Wie gut ist Schleswig-Holstein auf Blackout vorbereitet?

Wie ist Schleswig-Holstein auf einen Stromausfall vorbereitet? „Die Landesregierung hat eine Planungshilfe zur Folgenbewältigung entwickelt“, sagt Dirk Hundertmark, Sprecher im Kieler Innenministerium. Daran mitgearbeitet hätten die Schleswig-Holstein Netz AG und der Verband der Schleswig-Holsteinischen Energie- und Wasserwirtschaft.

Im Land gibt es 30 Notfalltankstellen

Schleswig-Holstein habe außerdem 30 Notfalltankstellen eingerichtet, zwei für jeden Kreis und jede kreisfreie Stadt, die mit ihren Aggregaten auch bei Stromausfall funktionierten. Hundertmark: „Weiter wurde 2021 jedem Kreis und jeder kreisfreien Stadt eine mobile Tankstelle mit 450 Litern Kraftstoff zur Verfügung gestellt.“

Allerdings sind die Notfalltankstellen nicht für die Bevölkerung gedacht, das stellt das Innenministerium klar. Sie sollen die Kraftstoffversorgung „aller Netzersatzanlagen“ sicherstellen.

Im November 2021 hat die Landesregierung damit begonnen, leistungsfähige Notstromaggregate für jeden Kreis und jede kreisfreie Stadt anzuschaffen. Die Geräte, von denen es bereits fünf gibt, können an Umspannwerke angeschlossen werden und sollen im Notfall als Netzersatzanlagen vom Katastrophenschutz ausgewählte Infrastruktur versorgen.
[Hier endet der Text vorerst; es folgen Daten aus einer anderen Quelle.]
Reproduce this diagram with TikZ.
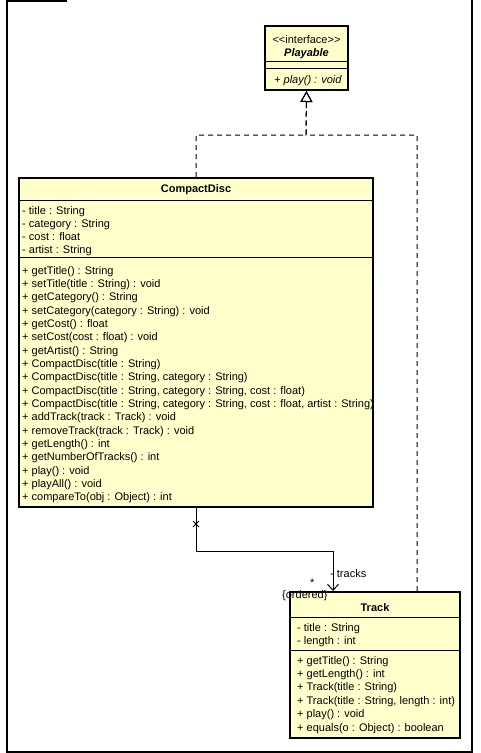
\documentclass[tikz,border=0pt]{standalone}
\usepackage{fontspec}
\setmainfont{Liberation Sans}
\usetikzlibrary{arrows.meta}
\definecolor{umlfill}{RGB}{255,255,204}
\begin{document}
\begin{tikzpicture}[x=1pt,y=-1pt,
  box/.style={draw=black,fill=umlfill,line width=2pt,rectangle,inner sep=0pt},
  txt/.style={inner sep=0pt,anchor=base west,font=\fontsize{11}{13}\selectfont},
  ctxt/.style={inner sep=0pt,anchor=base,font=\fontsize{11}{13}\selectfont},
  sep/.style={line width=1pt},
  realize/.style={line width=1pt,dash pattern=on 5pt off 4pt,-{Triangle[open,length=11pt,width=12pt,line width=1pt]}},
  assoc/.style={line width=1pt},
  frameline/.style={line width=1.5pt}]
\useasboundingbox (0,0) rectangle (481,753);
% frame
\draw[frameline] (67,1) -- (7,1) -- (7,752) -- (472,752) -- (472,0);
% boxes
\node[box,minimum width=83pt,minimum height=64pt] (playable) at (306.5,58) {};
\node[box,minimum width=354pt,minimum height=329pt] (cd) at (196,342.5) {};
\node[box,minimum width=170pt,minimum height=146pt] (track) at (375,665) {};
% separators
\draw[sep] (265,61) -- (348,61);
\draw[sep] (265,68) -- (348,68);
\draw[sep] (19,200) -- (373,200);
\draw[sep] (19,257.5) -- (373,257.5);
\draw[sep] (290,617.5) -- (460,617.5);
\draw[sep] (290,650) -- (460,650);
% Playable text
\node[ctxt] (pst) at (306.5,43) {{<}{<}interface{>}{>}};
\node[ctxt,font=\fontsize{11}{13}\selectfont\bfseries\itshape] (pname) at (306.5,56) {Playable};
\node[txt,font=\fontsize{11}{13}\selectfont\itshape] (pm1) at (274,83) {+ play() : void};
% CompactDisc text
\node[ctxt,font=\fontsize{11}{13}\selectfont\bfseries] (cdname) at (196,192.5) {CompactDisc};
\foreach \t [count=\i] in {{- title : String},{- category : String},{- cost : float},{- artist : String}}
  \node[txt] (cda\i) at (22,214.3+13.1*\i-13.1) {\t};
\foreach \t [count=\i] in {{+ getTitle() : String},{+ setTitle(title : String) : void},{+ getCategory() : String},{+ setCategory(category : String) : void},{+ getCost() : float},{+ setCost(cost : float) : void},{+ getArtist() : String},{+ CompactDisc(title : String)},{+ CompactDisc(title : String, category : String)},{+ CompactDisc(title : String, category : String, cost : float)},{+ CompactDisc(title : String, category : String, cost : float, artist : String)},{+ addTrack(track : Track) : void},{+ removeTrack(track : Track) : void},{+ getLength() : int},{+ getNumberOfTracks() : int},{+ play() : void},{+ playAll() : void},{+ compareTo(obj : Object) : int}}
  \node[txt] (cdm\i) at (22,274+13.35*\i-13.35) {\t};
% Track text
\node[ctxt,font=\fontsize{11}{13}\selectfont\bfseries] (trname) at (375,611) {Track};
\foreach \t [count=\i] in {{- title : String},{- length : int}}
  \node[txt] (tra\i) at (297,631+13.2*\i-13.2) {\t};
\foreach \t [count=\i] in {{+ getTitle() : String},{+ getLength() : int},{+ Track(title : String)},{+ Track(title : String, length : int)},{+ play() : void},{+ equals(o : Object) : boolean}}
  \node[txt] (trm\i) at (297,664+13.4*\i-13.4) {\t};
% realization connectors
\coordinate (join) at (306,135);
\draw[realize] (cd.north) -- (cd.north |- join) -- (join) -- (playable.south);
\draw[realize] (track.north -| 417,0) -- (417,135) -- (join) -- (playable.south);
% composition
\coordinate (bend1) at (196,551);
\coordinate (bend2) at (333,551);
\draw[assoc,-{Straight Barb[length=6pt,width=11pt,line width=1pt]}] (cd.south) -- (bend1) -- (bend2) -- (bend2 |- track.north);
\draw[line width=0.8pt] (193,521) -- (199,527) (193,527) -- (199,521);
\node[txt] (lblrole) at (330,577) {- tracks};
\node[txt] (lblmult) at (310,586) {*};
\node[txt] (lblord) at (282,598) {\{ordered\}};
\end{tikzpicture}
\end{document}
Telefone werden nur für bevorrechtigte Nutzer funktionieren

Und die Telekommunikation? Hundertmark: „Die Anbieter sind verpflichtet, bei erheblichen Störungen eine Mindestversorgung sicherzustellen und diese für bevorrechtigte Nutzer vorrangig zu erbringen beziehungsweise wiederherzustellen.“

Die Unternehmen verfügten über Notfallpläne, hätten wegen des Ukraine-Kriegs ihre Sicherheitsvorkehrungen weiter verschärft. Der Digitalfunk für Polizei und Rettungskräfte sei über Notstromversorgung sichergestellt.

Der Cyberspace sei mittlerweile „das fünfte Schlachtfeld neben Land, Luft, Meer und Weltraum“, konstatieren die Autoren des Reports „On Cyber Warfare“. Aber anders als bei herkömmlichen Angriffen, bei denen der Täter identifizierbar sei, bleibe der Angreifer im Cyberspace weitgehend anonym. Die Täter könnten ihre Identität durch Manipulation verschleiern, warnt der Sicherheitsexperte Felix F. Seidler, „womit es der Politik am Gegenüber fehlt, auf das aktiv und konkret eingewirkt werden könnte“.

Kriegerische Handlungen ohne Möglichkeit der Vergeltung

„Kriegerische Handlungen ohne irgendeine Möglichkeit des Schutzes, der Regulierung oder der Vergeltung sind ein neues Paradigma, dessen Konsequenzen erst langsam und nur widerwillig erkannt werden, weil sie unangenehm sind“, betont der Cyberkrieg-Experte Sandro Gaycken, der die Bundesregierung, die Nato sowie DAX-Konzerne in Sicherheitsfragen berät. Gaycken ist überzeugt, dass Militär und Nachrichtendienste die Ressourcen haben, hocheffiziente Angriffe zu entwickeln, die konventionelle Schutzkonzepte aushebeln.

Das nationale Cyberabwehrzentrum hält er für zahnlos. Es könne keine militärischen Angriffe rechtzeitig aufdecken, da diese zu hoch entwickelt seien, um mit gängigen Schemata erfasst zu werden. Mit Blick auf die kritische Infrastruktur folgert er, die einzig zuverlässige Abwehrmaßnahme sei eine „Entnetzung“ und „ein Neubau besonders wichtiger Systeme nach rigorosen Sicherheitskonzepten, von denen viele erst noch auf Anwendungsniveau entwickelt werden müssen“.